Dr. Henry Paul, MD

Psychiatrist, Author and Educator


September 20th, 2014

The sad story this week that surrounds NFL player Adrian Peterson has reignited the ongoing debate over whether-or-not to spank your children.
I believe that children should never be spanked. They should not be pushed, slapped, grabbed, shoved or hit period. Why? Because it teaches violence. It gives the message that violence is a valid way to communicate. It causes fear, shame and helplessness. Children who are often spanked develop anxiety or depression later on, and spanking a child can also easily lead to severe injury and even death by accident.

The problem is that most parents only have the model of discipline that was meted out to them as children and teens. Such says Peterson about using a tree branch as a “switch” to punish his four-year-old son. There really is no good that can come from spanking or hitting your child. What is important is to understand the proper methods for disciplining children both young children and teenagers. I raised two children of my own, so I not only speak as a medical professional but as a parent.

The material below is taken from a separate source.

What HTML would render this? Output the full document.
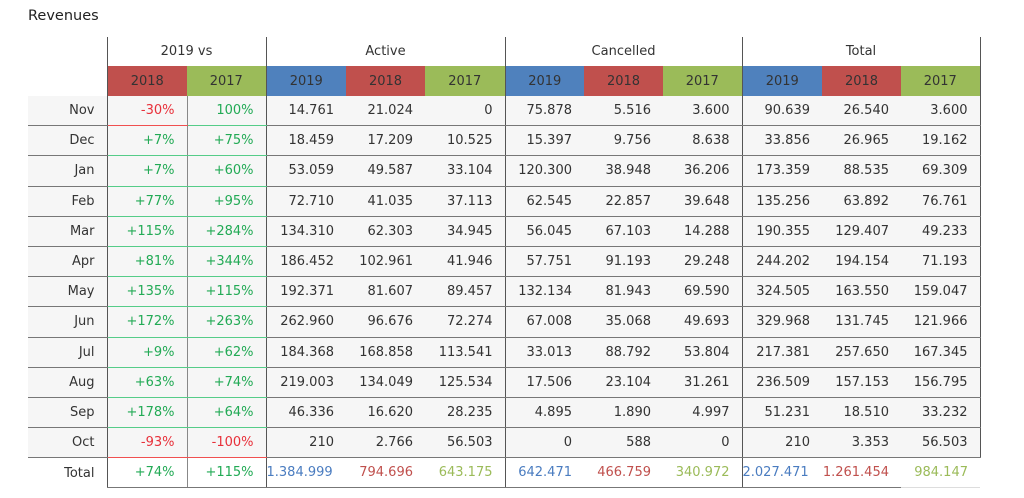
<!DOCTYPE html>
<html><head><meta charset="utf-8"><style>
body{margin:0;width:1024px;height:498px;background:#fff;font-family:"DejaVu Sans","Liberation Sans",sans-serif;color:#333;overflow:hidden;position:relative}
.t{position:absolute;left:28px;top:8px;font-size:14.5px;color:#222}
table{position:absolute;left:28px;top:37px;border-collapse:collapse;table-layout:fixed;font-size:13px}
td{height:29.2px;padding:0 12px 0 0;text-align:right;border-bottom:1px solid #777;background:#f6f6f6;white-space:nowrap}
tr.h1 td{height:29px;text-align:center;padding:0;background:#fff;border-bottom:none}
tr.h2 td{height:30px;text-align:center;padding:0;border-bottom:none;color:#333}
.b{background:#4f81bd!important}.r{background:#c0504d!important}.g{background:#9bbb59!important}
.vl{border-left:1.5px solid #555}.vr{border-right:1.5px solid #555}.vt{border-left:1px solid #888}
.n{color:#e8303a}.p{color:#22aa55}
.pn{border-bottom:1.5px solid #f05050}.pp{border-bottom:1.5px solid #55cc88}
tr.tot td{background:#fff}
.cb{color:#4a7cc0}.cr{color:#c0504d}.cg{color:#9bbb59}
</style></head><body>
<div class="t">Revenues</div>
<table>
<colgroup><col style="width:79px"><col style="width:80px"><col style="width:79px"><col style="width:80px"><col style="width:79px"><col style="width:80px"><col style="width:79px"><col style="width:79px"><col style="width:79px"><col style="width:80px"><col style="width:79px"><col style="width:79px"></colgroup>
<tr class="h1"><td></td><td colspan="2" class="vl">2019 vs</td><td colspan="3" class="vl">Active</td><td colspan="3" class="vl">Cancelled</td><td colspan="3" class="vl vr">Total</td></tr>
<tr class="h2"><td style="background:#fff"></td><td class="r vl">2018</td><td class="g">2017</td><td class="b vl">2019</td><td class="r">2018</td><td class="g">2017</td><td class="b vl">2019</td><td class="r">2018</td><td class="g">2017</td><td class="b vl">2019</td><td class="r">2018</td><td class="g vr">2017</td></tr>
<tr><td>Nov</td><td class="vl n pn">-30%</td><td class="vt p pp">100%</td><td class="vl">14.761</td><td>21.024</td><td>0</td><td class="vl">75.878</td><td>5.516</td><td>3.600</td><td class="vl">90.639</td><td>26.540</td><td class="vr">3.600</td></tr>
<tr><td>Dec</td><td class="vl p pp">+7%</td><td class="vt p pp">+75%</td><td class="vl">18.459</td><td>17.209</td><td>10.525</td><td class="vl">15.397</td><td>9.756</td><td>8.638</td><td class="vl">33.856</td><td>26.965</td><td class="vr">19.162</td></tr>
<tr><td>Jan</td><td class="vl p pp">+7%</td><td class="vt p pp">+60%</td><td class="vl">53.059</td><td>49.587</td><td>33.104</td><td class="vl">120.300</td><td>38.948</td><td>36.206</td><td class="vl">173.359</td><td>88.535</td><td class="vr">69.309</td></tr>
<tr><td>Feb</td><td class="vl p pp">+77%</td><td class="vt p pp">+95%</td><td class="vl">72.710</td><td>41.035</td><td>37.113</td><td class="vl">62.545</td><td>22.857</td><td>39.648</td><td class="vl">135.256</td><td>63.892</td><td class="vr">76.761</td></tr>
<tr><td>Mar</td><td class="vl p pp">+115%</td><td class="vt p pp">+284%</td><td class="vl">134.310</td><td>62.303</td><td>34.945</td><td class="vl">56.045</td><td>67.103</td><td>14.288</td><td class="vl">190.355</td><td>129.407</td><td class="vr">49.233</td></tr>
<tr><td>Apr</td><td class="vl p pp">+81%</td><td class="vt p pp">+344%</td><td class="vl">186.452</td><td>102.961</td><td>41.946</td><td class="vl">57.751</td><td>91.193</td><td>29.248</td><td class="vl">244.202</td><td>194.154</td><td class="vr">71.193</td></tr>
<tr><td>May</td><td class="vl p pp">+135%</td><td class="vt p pp">+115%</td><td class="vl">192.371</td><td>81.607</td><td>89.457</td><td class="vl">132.134</td><td>81.943</td><td>69.590</td><td class="vl">324.505</td><td>163.550</td><td class="vr">159.047</td></tr>
<tr><td>Jun</td><td class="vl p pp">+172%</td><td class="vt p pp">+263%</td><td class="vl">262.960</td><td>96.676</td><td>72.274</td><td class="vl">67.008</td><td>35.068</td><td>49.693</td><td class="vl">329.968</td><td>131.745</td><td class="vr">121.966</td></tr>
<tr><td>Jul</td><td class="vl p pp">+9%</td><td class="vt p pp">+62%</td><td class="vl">184.368</td><td>168.858</td><td>113.541</td><td class="vl">33.013</td><td>88.792</td><td>53.804</td><td class="vl">217.381</td><td>257.650</td><td class="vr">167.345</td></tr>
<tr><td>Aug</td><td class="vl p pp">+63%</td><td class="vt p pp">+74%</td><td class="vl">219.003</td><td>134.049</td><td>125.534</td><td class="vl">17.506</td><td>23.104</td><td>31.261</td><td class="vl">236.509</td><td>157.153</td><td class="vr">156.795</td></tr>
<tr><td>Sep</td><td class="vl p pp">+178%</td><td class="vt p pp">+64%</td><td class="vl">46.336</td><td>16.620</td><td>28.235</td><td class="vl">4.895</td><td>1.890</td><td>4.997</td><td class="vl">51.231</td><td>18.510</td><td class="vr">33.232</td></tr>
<tr><td>Oct</td><td class="vl n pn">-93%</td><td class="vt n pn">-100%</td><td class="vl">210</td><td>2.766</td><td>56.503</td><td class="vl">0</td><td>588</td><td>0</td><td class="vl">210</td><td>3.353</td><td class="vr">56.503</td></tr>
<tr class="tot"><td style="border-bottom:none">Total</td><td class="vl p">+74%</td><td class="vt p">+115%</td><td class="vl cb" style="padding:0;text-align:left">1.384.999</td><td class="cr">794.696</td><td class="cg">643.175</td><td class="vl cb">642.471</td><td class="cr">466.759</td><td class="cg">340.972</td><td class="vl cb" style="padding:0;text-align:left">2.027.471</td><td class="cr">1.261.454</td><td class="cg" style="border-bottom:1px solid #ddd">984.147</td></tr>
</table>
</body></html>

Unfortunately, parents often confuse discipline for punishment. The goal of disciplining children is not to punish them, but with a young child it is to help them learn good behaviors. Bad behavior for children between the ages of two and six is expected, so the discipline is different from how you might discipline your tween or teen. With teenagers and older children, you want to guide them toward the development of responsibility, morals, and ethics.

One of the reasons that parents are so anxious about discipline is because of the conflicting messages that society sends to both parents and children, particularly teenagers, about what appropriate discipline ought to be. The clear message to take away from the Adrian Peterson case is that corporal punishment is not discipline and is never acceptable. NEVER!

Information contained in this blog is intended for educational purposes only. It is not intended as medical or psychiatric advice for individual conditions or treatment and does not substitute for a medical or psychiatric examination. A psychiatrist must make a determination about any treatment or prescription. Dr. Paul does not assume any responsibility or risk for the use of any information contained within this blog.